>> START Provided data
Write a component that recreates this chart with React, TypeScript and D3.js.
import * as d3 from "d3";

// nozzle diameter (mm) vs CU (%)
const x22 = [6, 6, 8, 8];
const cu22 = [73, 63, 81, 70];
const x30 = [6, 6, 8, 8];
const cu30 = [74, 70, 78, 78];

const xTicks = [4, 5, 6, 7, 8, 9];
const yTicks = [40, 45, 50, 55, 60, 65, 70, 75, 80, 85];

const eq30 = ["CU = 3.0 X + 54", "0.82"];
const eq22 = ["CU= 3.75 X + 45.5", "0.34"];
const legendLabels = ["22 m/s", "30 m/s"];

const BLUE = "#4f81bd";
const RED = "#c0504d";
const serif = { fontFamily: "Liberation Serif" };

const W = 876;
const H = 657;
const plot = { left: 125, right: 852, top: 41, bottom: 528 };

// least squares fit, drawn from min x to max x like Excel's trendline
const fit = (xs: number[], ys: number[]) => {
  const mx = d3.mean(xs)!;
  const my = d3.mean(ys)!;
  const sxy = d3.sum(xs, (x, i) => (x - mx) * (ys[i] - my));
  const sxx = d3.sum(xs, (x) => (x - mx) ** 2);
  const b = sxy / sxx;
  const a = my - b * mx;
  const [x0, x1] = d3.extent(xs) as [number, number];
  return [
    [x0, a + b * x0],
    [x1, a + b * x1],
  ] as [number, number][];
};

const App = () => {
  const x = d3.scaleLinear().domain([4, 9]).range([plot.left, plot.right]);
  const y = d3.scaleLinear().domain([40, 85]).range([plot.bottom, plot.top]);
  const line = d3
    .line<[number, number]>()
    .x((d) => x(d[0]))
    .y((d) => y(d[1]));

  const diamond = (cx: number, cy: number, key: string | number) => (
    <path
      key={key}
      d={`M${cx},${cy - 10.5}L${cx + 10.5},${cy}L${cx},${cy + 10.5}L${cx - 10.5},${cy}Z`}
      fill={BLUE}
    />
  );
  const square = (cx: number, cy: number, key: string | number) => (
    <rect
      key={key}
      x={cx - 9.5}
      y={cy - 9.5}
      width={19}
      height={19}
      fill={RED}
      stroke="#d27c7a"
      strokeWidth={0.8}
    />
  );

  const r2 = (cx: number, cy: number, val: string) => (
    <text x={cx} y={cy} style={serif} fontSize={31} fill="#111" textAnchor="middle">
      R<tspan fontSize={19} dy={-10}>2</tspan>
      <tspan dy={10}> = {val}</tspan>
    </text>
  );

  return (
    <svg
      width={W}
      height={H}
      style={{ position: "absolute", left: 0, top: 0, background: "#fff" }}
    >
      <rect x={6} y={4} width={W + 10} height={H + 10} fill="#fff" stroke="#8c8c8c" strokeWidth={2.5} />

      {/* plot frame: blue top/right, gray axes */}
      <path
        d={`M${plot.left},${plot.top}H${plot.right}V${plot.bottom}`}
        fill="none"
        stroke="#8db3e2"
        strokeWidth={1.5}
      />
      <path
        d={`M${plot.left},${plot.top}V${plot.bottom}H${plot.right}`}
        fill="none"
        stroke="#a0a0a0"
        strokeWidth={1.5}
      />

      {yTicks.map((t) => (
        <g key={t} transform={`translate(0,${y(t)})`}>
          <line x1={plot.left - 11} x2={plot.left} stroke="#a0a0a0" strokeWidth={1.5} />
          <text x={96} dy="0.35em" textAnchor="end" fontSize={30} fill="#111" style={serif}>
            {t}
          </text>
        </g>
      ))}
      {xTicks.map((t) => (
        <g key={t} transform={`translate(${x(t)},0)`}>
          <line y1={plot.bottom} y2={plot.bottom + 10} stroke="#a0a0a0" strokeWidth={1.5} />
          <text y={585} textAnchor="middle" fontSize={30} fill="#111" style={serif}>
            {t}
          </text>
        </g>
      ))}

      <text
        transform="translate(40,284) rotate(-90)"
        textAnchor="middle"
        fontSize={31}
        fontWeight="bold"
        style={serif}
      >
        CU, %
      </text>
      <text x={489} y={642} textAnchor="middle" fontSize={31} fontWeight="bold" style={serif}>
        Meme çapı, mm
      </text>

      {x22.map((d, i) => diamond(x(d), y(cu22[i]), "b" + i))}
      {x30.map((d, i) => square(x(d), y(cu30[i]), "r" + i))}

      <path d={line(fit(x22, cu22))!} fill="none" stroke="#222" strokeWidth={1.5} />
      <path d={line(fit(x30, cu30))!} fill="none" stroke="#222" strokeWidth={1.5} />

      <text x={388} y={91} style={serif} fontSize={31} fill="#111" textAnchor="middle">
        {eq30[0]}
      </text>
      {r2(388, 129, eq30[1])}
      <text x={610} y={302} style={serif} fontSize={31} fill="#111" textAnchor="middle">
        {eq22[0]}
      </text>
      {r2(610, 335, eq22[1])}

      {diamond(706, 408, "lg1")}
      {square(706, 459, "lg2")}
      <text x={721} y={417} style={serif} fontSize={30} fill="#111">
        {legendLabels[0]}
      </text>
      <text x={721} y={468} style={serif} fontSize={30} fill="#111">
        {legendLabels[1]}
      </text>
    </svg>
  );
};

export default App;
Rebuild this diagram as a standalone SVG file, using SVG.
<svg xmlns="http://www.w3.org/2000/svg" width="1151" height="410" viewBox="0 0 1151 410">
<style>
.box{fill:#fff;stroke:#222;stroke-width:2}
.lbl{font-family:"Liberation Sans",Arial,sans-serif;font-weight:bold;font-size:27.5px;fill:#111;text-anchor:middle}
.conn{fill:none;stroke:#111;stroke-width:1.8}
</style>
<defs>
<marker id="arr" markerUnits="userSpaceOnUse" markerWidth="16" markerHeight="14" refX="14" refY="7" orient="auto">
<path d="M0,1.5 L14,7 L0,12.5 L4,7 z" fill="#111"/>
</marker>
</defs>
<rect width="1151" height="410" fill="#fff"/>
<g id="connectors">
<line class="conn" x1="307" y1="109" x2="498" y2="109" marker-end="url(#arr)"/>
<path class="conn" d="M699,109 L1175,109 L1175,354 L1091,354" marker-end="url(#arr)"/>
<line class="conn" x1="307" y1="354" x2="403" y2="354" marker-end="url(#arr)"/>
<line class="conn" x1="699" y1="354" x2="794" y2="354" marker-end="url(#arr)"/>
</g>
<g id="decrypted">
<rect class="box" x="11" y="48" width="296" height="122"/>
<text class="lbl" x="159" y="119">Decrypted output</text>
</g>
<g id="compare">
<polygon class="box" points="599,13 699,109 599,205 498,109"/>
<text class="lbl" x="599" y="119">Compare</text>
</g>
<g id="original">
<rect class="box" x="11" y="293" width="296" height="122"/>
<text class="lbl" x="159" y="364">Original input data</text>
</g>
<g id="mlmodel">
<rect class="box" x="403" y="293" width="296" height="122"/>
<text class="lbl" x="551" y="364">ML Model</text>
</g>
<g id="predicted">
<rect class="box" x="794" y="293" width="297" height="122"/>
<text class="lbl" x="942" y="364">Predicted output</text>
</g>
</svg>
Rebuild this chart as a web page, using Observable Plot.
>> END Provided data
Goal of the exercise: Nothing should be left out: return all of the records exactly.

Full output:
Write a component that recreates this chart with React, TypeScript and D3.js.
import * as d3 from "d3";

// nozzle diameter (mm) vs CU (%)
const x22 = [6, 6, 8, 8];
const cu22 = [73, 63, 81, 70];
const x30 = [6, 6, 8, 8];
const cu30 = [74, 70, 78, 78];

const xTicks = [4, 5, 6, 7, 8, 9];
const yTicks = [40, 45, 50, 55, 60, 65, 70, 75, 80, 85];

const eq30 = ["CU = 3.0 X + 54", "0.82"];
const eq22 = ["CU= 3.75 X + 45.5", "0.34"];
const legendLabels = ["22 m/s", "30 m/s"];

const BLUE = "#4f81bd";
const RED = "#c0504d";
const serif = { fontFamily: "Liberation Serif" };

const W = 876;
const H = 657;
const plot = { left: 125, right: 852, top: 41, bottom: 528 };

// least squares fit, drawn from min x to max x like Excel's trendline
const fit = (xs: number[], ys: number[]) => {
  const mx = d3.mean(xs)!;
  const my = d3.mean(ys)!;
  const sxy = d3.sum(xs, (x, i) => (x - mx) * (ys[i] - my));
  const sxx = d3.sum(xs, (x) => (x - mx) ** 2);
  const b = sxy / sxx;
  const a = my - b * mx;
  const [x0, x1] = d3.extent(xs) as [number, number];
  return [
    [x0, a + b * x0],
    [x1, a + b * x1],
  ] as [number, number][];
};

const App = () => {
  const x = d3.scaleLinear().domain([4, 9]).range([plot.left, plot.right]);
  const y = d3.scaleLinear().domain([40, 85]).range([plot.bottom, plot.top]);
  const line = d3
    .line<[number, number]>()
    .x((d) => x(d[0]))
    .y((d) => y(d[1]));

  const diamond = (cx: number, cy: number, key: string | number) => (
    <path
      key={key}
      d={`M${cx},${cy - 10.5}L${cx + 10.5},${cy}L${cx},${cy + 10.5}L${cx - 10.5},${cy}Z`}
      fill={BLUE}
    />
  );
  const square = (cx: number, cy: number, key: string | number) => (
    <rect
      key={key}
      x={cx - 9.5}
      y={cy - 9.5}
      width={19}
      height={19}
      fill={RED}
      stroke="#d27c7a"
      strokeWidth={0.8}
    />
  );

  const r2 = (cx: number, cy: number, val: string) => (
    <text x={cx} y={cy} style={serif} fontSize={31} fill="#111" textAnchor="middle">
      R<tspan fontSize={19} dy={-10}>2</tspan>
      <tspan dy={10}> = {val}</tspan>
    </text>
  );

  return (
    <svg
      width={W}
      height={H}
      style={{ position: "absolute", left: 0, top: 0, background: "#fff" }}
    >
      <rect x={6} y={4} width={W + 10} height={H + 10} fill="#fff" stroke="#8c8c8c" strokeWidth={2.5} />

      {/* plot frame: blue top/right, gray axes */}
      <path
        d={`M${plot.left},${plot.top}H${plot.right}V${plot.bottom}`}
        fill="none"
        stroke="#8db3e2"
        strokeWidth={1.5}
      />
      <path
        d={`M${plot.left},${plot.top}V${plot.bottom}H${plot.right}`}
        fill="none"
        stroke="#a0a0a0"
        strokeWidth={1.5}
      />

      {yTicks.map((t) => (
        <g key={t} transform={`translate(0,${y(t)})`}>
          <line x1={plot.left - 11} x2={plot.left} stroke="#a0a0a0" strokeWidth={1.5} />
          <text x={96} dy="0.35em" textAnchor="end" fontSize={30} fill="#111" style={serif}>
            {t}
          </text>
        </g>
      ))}
      {xTicks.map((t) => (
        <g key={t} transform={`translate(${x(t)},0)`}>
          <line y1={plot.bottom} y2={plot.bottom + 10} stroke="#a0a0a0" strokeWidth={1.5} />
          <text y={585} textAnchor="middle" fontSize={30} fill="#111" style={serif}>
            {t}
          </text>
        </g>
      ))}

      <text
        transform="translate(40,284) rotate(-90)"
        textAnchor="middle"
        fontSize={31}
        fontWeight="bold"
        style={serif}
      >
        CU, %
      </text>
      <text x={489} y={642} textAnchor="middle" fontSize={31} fontWeight="bold" style={serif}>
        Meme çapı, mm
      </text>

      {x22.map((d, i) => diamond(x(d), y(cu22[i]), "b" + i))}
      {x30.map((d, i) => square(x(d), y(cu30[i]), "r" + i))}

      <path d={line(fit(x22, cu22))!} fill="none" stroke="#222" strokeWidth={1.5} />
      <path d={line(fit(x30, cu30))!} fill="none" stroke="#222" strokeWidth={1.5} />

      <text x={388} y={91} style={serif} fontSize={31} fill="#111" textAnchor="middle">
        {eq30[0]}
      </text>
      {r2(388, 129, eq30[1])}
      <text x={610} y={302} style={serif} fontSize={31} fill="#111" textAnchor="middle">
        {eq22[0]}
      </text>
      {r2(610, 335, eq22[1])}

      {diamond(706, 408, "lg1")}
      {square(706, 459, "lg2")}
      <text x={721} y={417} style={serif} fontSize={30} fill="#111">
        {legendLabels[0]}
      </text>
      <text x={721} y={468} style={serif} fontSize={30} fill="#111">
        {legendLabels[1]}
      </text>
    </svg>
  );
};

export default App;
Rebuild this diagram as a standalone SVG file, using SVG.
<svg xmlns="http://www.w3.org/2000/svg" width="1151" height="410" viewBox="0 0 1151 410">
<style>
.box{fill:#fff;stroke:#222;stroke-width:2}
.lbl{font-family:"Liberation Sans",Arial,sans-serif;font-weight:bold;font-size:27.5px;fill:#111;text-anchor:middle}
.conn{fill:none;stroke:#111;stroke-width:1.8}
</style>
<defs>
<marker id="arr" markerUnits="userSpaceOnUse" markerWidth="16" markerHeight="14" refX="14" refY="7" orient="auto">
<path d="M0,1.5 L14,7 L0,12.5 L4,7 z" fill="#111"/>
</marker>
</defs>
<rect width="1151" height="410" fill="#fff"/>
<g id="connectors">
<line class="conn" x1="307" y1="109" x2="498" y2="109" marker-end="url(#arr)"/>
<path class="conn" d="M699,109 L1175,109 L1175,354 L1091,354" marker-end="url(#arr)"/>
<line class="conn" x1="307" y1="354" x2="403" y2="354" marker-end="url(#arr)"/>
<line class="conn" x1="699" y1="354" x2="794" y2="354" marker-end="url(#arr)"/>
</g>
<g id="decrypted">
<rect class="box" x="11" y="48" width="296" height="122"/>
<text class="lbl" x="159" y="119">Decrypted output</text>
</g>
<g id="compare">
<polygon class="box" points="599,13 699,109 599,205 498,109"/>
<text class="lbl" x="599" y="119">Compare</text>
</g>
<g id="original">
<rect class="box" x="11" y="293" width="296" height="122"/>
<text class="lbl" x="159" y="364">Original input data</text>
</g>
<g id="mlmodel">
<rect class="box" x="403" y="293" width="296" height="122"/>
<text class="lbl" x="551" y="364">ML Model</text>
</g>
<g id="predicted">
<rect class="box" x="794" y="293" width="297" height="122"/>
<text class="lbl" x="942" y="364">Predicted output</text>
</g>
</svg>
Rebuild this chart as a web page, using Observable Plot.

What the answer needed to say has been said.